## WHAT IS EXPECTED:
Extract the lines that hold the string "chart".

====== PROVIDED MATERIAL ======

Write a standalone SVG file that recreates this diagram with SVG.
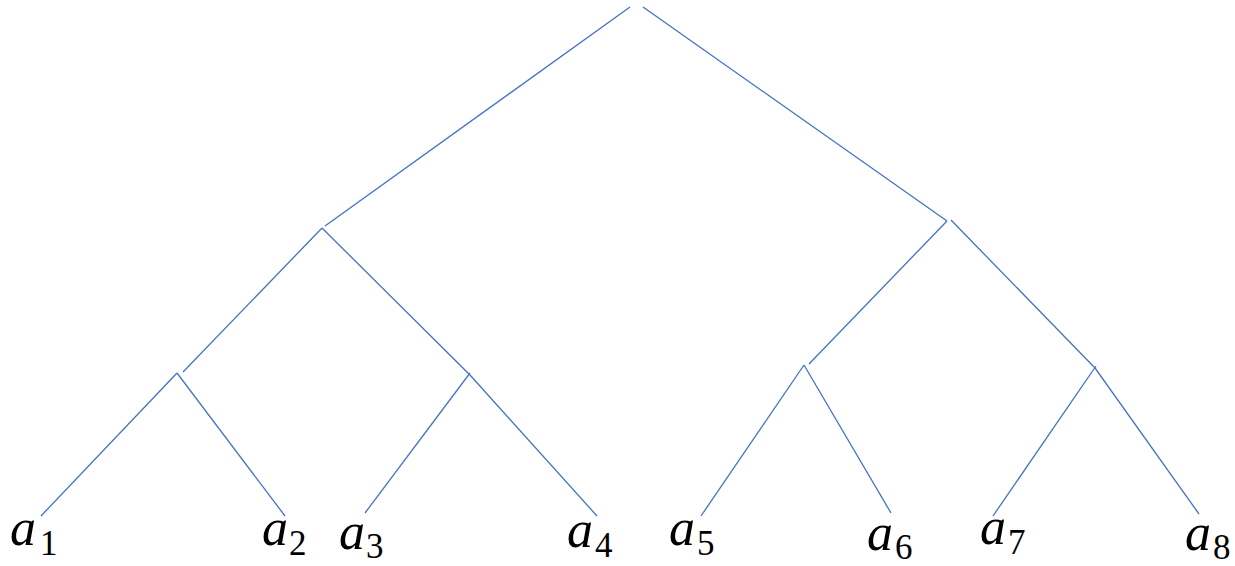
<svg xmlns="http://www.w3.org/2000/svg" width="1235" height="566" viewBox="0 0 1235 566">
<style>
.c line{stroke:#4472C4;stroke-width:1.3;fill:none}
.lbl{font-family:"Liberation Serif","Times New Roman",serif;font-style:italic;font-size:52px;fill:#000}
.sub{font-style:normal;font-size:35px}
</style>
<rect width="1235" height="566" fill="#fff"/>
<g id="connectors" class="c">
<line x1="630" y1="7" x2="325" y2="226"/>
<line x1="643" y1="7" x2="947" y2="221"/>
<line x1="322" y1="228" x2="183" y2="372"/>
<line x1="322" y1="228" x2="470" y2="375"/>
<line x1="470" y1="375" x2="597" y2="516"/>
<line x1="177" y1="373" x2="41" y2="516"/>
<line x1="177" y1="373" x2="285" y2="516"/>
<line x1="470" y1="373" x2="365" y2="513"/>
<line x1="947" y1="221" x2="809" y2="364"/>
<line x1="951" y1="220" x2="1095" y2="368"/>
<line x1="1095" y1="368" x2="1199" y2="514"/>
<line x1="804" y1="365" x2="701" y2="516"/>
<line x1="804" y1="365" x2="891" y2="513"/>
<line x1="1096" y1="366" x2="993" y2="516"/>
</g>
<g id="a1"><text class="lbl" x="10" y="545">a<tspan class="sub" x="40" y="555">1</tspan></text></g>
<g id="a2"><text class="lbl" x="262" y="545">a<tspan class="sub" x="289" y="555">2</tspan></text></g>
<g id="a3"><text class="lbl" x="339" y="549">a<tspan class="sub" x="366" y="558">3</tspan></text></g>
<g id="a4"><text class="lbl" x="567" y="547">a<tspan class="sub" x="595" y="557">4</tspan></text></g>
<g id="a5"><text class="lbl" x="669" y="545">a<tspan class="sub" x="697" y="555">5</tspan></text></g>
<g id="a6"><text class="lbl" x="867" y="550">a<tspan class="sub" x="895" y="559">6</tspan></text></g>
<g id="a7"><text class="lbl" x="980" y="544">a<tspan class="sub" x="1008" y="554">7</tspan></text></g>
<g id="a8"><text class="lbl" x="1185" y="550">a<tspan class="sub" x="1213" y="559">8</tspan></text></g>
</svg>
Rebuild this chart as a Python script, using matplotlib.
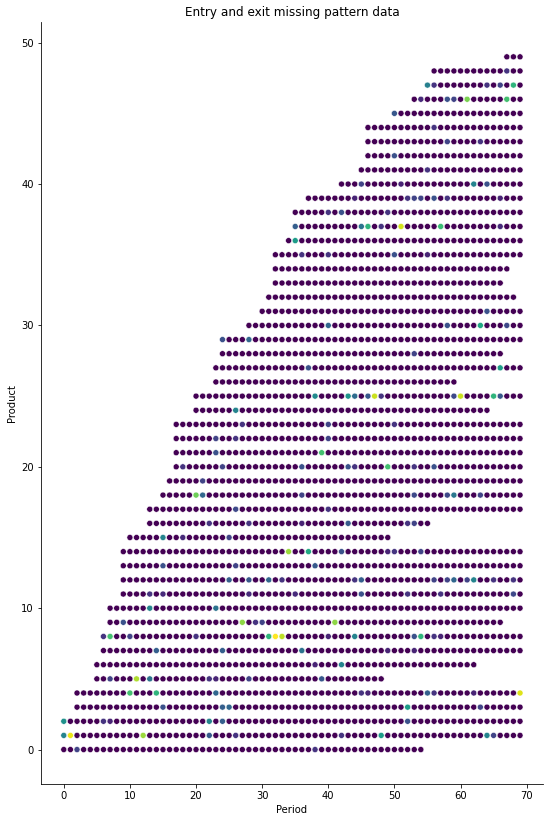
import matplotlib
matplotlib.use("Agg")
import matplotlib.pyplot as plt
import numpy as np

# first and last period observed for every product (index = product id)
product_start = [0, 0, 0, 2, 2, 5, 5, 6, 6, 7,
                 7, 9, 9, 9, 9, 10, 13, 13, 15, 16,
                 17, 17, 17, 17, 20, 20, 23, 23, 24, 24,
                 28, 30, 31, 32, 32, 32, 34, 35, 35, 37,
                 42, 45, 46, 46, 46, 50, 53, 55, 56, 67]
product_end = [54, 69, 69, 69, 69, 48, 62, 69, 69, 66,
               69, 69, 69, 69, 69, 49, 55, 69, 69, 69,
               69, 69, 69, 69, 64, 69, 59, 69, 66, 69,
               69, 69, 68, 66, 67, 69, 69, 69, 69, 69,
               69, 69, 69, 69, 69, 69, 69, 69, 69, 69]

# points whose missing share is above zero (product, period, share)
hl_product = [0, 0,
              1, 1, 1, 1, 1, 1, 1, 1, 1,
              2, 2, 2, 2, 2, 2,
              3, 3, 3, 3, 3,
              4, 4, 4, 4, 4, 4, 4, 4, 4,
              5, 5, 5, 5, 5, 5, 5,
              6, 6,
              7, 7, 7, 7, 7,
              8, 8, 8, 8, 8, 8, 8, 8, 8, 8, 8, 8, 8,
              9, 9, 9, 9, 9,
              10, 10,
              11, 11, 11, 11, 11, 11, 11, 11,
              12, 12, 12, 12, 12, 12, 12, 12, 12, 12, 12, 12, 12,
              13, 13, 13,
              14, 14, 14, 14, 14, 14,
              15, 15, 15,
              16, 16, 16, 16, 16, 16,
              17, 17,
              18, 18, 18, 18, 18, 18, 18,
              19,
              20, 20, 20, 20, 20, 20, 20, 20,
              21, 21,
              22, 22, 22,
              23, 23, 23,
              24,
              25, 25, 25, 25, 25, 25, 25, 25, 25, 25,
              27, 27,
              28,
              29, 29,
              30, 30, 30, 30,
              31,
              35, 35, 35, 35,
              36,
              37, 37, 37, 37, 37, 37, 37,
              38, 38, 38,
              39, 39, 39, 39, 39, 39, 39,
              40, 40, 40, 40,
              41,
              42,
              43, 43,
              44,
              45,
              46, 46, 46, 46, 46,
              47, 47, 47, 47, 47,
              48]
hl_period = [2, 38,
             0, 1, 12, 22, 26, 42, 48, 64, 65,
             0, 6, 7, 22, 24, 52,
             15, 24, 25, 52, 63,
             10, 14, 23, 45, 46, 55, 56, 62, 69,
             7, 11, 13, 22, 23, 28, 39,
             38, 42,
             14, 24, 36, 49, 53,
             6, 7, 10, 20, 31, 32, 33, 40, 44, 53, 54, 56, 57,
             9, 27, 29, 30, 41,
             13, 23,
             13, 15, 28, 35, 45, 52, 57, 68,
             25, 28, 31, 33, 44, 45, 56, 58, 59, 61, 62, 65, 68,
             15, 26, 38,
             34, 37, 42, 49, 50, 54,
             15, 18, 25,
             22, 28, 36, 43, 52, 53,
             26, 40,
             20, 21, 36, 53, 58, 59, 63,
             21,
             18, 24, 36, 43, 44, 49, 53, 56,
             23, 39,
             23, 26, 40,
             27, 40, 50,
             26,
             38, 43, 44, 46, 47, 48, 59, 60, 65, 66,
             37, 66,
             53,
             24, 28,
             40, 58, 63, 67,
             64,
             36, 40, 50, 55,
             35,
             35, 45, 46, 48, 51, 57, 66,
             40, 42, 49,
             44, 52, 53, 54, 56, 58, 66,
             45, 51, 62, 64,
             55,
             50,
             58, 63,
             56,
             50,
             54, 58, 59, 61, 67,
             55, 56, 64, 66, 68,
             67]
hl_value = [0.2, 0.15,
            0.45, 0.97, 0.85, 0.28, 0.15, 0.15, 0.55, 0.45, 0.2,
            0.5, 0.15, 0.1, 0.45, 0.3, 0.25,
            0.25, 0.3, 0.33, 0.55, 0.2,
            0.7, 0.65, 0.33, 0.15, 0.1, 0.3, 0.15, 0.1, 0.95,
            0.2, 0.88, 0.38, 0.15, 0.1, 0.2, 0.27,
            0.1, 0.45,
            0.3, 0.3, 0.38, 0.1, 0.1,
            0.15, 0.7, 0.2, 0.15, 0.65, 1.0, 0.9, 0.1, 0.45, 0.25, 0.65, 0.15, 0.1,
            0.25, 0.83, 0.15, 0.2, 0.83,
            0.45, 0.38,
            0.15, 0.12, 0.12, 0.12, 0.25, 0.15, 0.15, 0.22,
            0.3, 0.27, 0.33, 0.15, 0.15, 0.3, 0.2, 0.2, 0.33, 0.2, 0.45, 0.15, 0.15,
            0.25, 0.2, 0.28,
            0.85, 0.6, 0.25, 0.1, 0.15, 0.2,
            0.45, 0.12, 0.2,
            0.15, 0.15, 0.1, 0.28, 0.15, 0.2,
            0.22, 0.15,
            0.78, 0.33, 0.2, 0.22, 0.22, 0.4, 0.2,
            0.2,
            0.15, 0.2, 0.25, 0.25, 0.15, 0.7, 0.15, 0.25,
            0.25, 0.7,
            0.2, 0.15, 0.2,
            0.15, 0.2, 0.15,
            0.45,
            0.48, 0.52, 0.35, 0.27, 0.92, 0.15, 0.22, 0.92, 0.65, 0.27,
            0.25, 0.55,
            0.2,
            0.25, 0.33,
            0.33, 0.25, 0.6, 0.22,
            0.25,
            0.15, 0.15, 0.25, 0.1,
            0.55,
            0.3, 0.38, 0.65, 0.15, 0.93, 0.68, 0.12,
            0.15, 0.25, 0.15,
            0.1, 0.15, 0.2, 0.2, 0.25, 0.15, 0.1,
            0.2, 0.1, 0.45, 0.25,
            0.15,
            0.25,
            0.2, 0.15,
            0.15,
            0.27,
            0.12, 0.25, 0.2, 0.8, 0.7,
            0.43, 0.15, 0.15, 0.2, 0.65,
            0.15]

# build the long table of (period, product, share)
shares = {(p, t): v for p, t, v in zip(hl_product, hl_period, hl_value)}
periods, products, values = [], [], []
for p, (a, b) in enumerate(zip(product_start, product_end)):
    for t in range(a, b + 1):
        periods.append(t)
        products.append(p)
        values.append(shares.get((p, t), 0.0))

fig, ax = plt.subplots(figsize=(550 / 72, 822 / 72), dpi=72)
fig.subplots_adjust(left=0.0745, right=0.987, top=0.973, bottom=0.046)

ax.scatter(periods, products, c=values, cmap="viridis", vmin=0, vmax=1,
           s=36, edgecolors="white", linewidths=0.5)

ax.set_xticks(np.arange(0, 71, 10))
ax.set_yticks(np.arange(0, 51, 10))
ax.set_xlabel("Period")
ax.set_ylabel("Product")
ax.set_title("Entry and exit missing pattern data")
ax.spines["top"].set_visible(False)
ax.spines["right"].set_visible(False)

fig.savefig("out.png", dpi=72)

======
====== PROVIDED MATERIAL ======

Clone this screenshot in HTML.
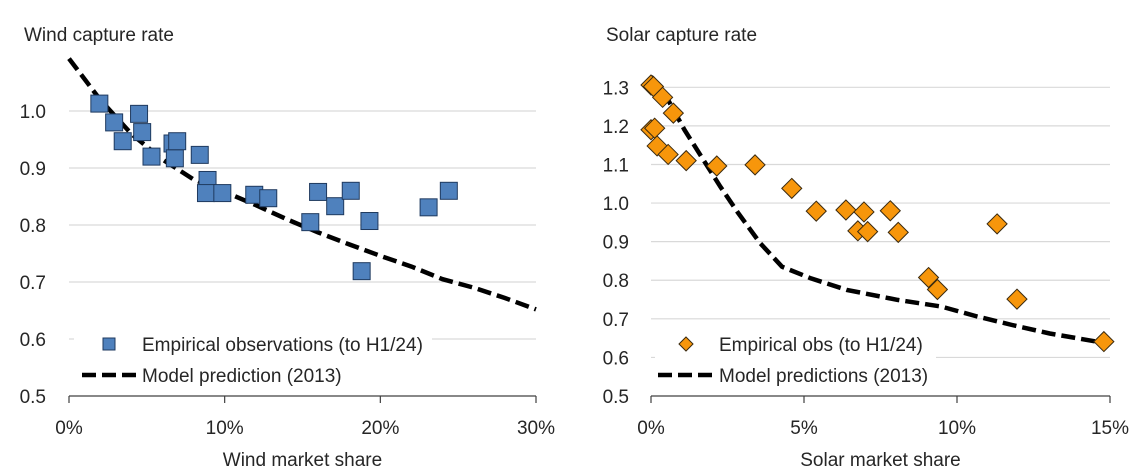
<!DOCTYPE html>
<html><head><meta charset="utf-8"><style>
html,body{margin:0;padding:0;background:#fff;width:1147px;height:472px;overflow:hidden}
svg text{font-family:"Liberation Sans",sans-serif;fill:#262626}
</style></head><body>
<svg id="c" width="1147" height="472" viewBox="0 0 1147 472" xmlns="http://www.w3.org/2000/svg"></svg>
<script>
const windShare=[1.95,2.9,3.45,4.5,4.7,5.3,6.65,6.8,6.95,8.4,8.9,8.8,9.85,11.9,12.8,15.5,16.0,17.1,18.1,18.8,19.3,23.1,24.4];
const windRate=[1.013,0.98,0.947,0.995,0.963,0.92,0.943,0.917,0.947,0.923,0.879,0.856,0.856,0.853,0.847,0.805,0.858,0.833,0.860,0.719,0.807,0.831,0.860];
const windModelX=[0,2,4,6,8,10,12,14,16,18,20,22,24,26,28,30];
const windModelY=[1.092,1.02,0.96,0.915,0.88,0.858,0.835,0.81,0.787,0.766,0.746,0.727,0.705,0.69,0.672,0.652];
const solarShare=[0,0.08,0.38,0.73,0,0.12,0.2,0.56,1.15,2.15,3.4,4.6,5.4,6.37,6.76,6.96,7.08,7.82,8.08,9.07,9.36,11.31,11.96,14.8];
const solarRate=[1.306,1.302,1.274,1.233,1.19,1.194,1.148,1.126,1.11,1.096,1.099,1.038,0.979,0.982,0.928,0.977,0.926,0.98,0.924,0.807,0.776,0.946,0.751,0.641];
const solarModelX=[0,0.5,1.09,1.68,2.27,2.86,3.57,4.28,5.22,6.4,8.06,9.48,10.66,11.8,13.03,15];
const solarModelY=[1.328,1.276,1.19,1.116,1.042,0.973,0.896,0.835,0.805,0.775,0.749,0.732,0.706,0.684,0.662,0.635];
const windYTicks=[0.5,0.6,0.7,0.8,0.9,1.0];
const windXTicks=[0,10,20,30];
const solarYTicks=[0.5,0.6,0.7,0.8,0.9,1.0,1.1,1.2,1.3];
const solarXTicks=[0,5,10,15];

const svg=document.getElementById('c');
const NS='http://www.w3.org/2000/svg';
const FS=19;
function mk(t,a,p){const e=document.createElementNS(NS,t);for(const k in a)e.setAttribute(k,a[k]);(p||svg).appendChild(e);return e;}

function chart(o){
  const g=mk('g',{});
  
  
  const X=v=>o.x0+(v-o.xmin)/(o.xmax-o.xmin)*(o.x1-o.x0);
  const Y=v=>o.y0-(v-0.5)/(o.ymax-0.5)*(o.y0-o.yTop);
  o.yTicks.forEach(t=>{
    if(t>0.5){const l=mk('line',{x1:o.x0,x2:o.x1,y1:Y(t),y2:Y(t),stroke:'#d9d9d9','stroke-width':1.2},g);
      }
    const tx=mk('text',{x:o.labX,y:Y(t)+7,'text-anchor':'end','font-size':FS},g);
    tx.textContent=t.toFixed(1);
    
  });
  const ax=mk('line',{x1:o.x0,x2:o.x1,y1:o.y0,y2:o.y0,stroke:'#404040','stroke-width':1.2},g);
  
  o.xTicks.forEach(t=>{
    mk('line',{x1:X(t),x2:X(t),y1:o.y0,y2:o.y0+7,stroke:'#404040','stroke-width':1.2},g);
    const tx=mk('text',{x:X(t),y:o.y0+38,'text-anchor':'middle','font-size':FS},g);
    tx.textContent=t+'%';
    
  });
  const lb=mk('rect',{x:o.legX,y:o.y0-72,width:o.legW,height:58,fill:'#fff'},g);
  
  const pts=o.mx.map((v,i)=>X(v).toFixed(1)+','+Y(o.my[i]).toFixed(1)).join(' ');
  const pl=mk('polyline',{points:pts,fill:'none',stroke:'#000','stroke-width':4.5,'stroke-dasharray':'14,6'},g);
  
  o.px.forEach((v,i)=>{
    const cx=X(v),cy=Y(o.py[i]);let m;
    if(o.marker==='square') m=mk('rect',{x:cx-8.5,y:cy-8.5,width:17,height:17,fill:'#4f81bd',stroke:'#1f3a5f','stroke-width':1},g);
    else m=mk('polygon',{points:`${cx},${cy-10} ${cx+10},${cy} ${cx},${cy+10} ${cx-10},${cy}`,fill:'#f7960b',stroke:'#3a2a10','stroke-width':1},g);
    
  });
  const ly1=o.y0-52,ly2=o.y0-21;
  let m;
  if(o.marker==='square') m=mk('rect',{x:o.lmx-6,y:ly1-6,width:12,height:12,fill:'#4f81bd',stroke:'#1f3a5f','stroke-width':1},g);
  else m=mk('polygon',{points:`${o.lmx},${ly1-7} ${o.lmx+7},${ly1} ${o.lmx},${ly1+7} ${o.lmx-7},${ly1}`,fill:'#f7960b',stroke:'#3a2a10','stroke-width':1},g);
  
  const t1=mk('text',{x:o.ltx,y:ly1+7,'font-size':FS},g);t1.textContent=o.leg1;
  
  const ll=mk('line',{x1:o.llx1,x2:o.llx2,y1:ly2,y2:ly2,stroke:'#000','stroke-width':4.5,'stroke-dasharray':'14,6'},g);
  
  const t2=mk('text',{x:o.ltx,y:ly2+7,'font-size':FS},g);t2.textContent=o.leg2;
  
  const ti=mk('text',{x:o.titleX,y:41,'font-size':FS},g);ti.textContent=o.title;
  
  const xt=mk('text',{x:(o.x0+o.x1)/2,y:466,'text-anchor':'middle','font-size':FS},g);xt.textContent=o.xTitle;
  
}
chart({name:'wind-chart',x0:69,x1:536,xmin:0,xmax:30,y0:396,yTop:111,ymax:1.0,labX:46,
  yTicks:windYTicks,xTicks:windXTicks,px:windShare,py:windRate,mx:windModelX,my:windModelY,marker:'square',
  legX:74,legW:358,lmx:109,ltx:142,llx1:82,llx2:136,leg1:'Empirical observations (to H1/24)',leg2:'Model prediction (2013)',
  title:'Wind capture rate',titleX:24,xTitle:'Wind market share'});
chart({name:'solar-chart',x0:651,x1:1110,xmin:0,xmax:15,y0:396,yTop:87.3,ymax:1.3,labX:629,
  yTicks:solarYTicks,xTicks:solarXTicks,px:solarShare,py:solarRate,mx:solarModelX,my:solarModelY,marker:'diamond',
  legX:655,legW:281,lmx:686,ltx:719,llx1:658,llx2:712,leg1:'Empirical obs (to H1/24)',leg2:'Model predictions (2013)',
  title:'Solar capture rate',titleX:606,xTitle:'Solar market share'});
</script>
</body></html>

======

## RESULT OF THE EXERCISE:
Rebuild this chart as a Python script, using matplotlib.
function chart(o){
chart({name:'wind-chart',x0:69,x1:536,xmin:0,xmax:30,y0:396,yTop:111,ymax:1.0,labX:46,
chart({name:'solar-chart',x0:651,x1:1110,xmin:0,xmax:15,y0:396,yTop:87.3,ymax:1.3,labX:629,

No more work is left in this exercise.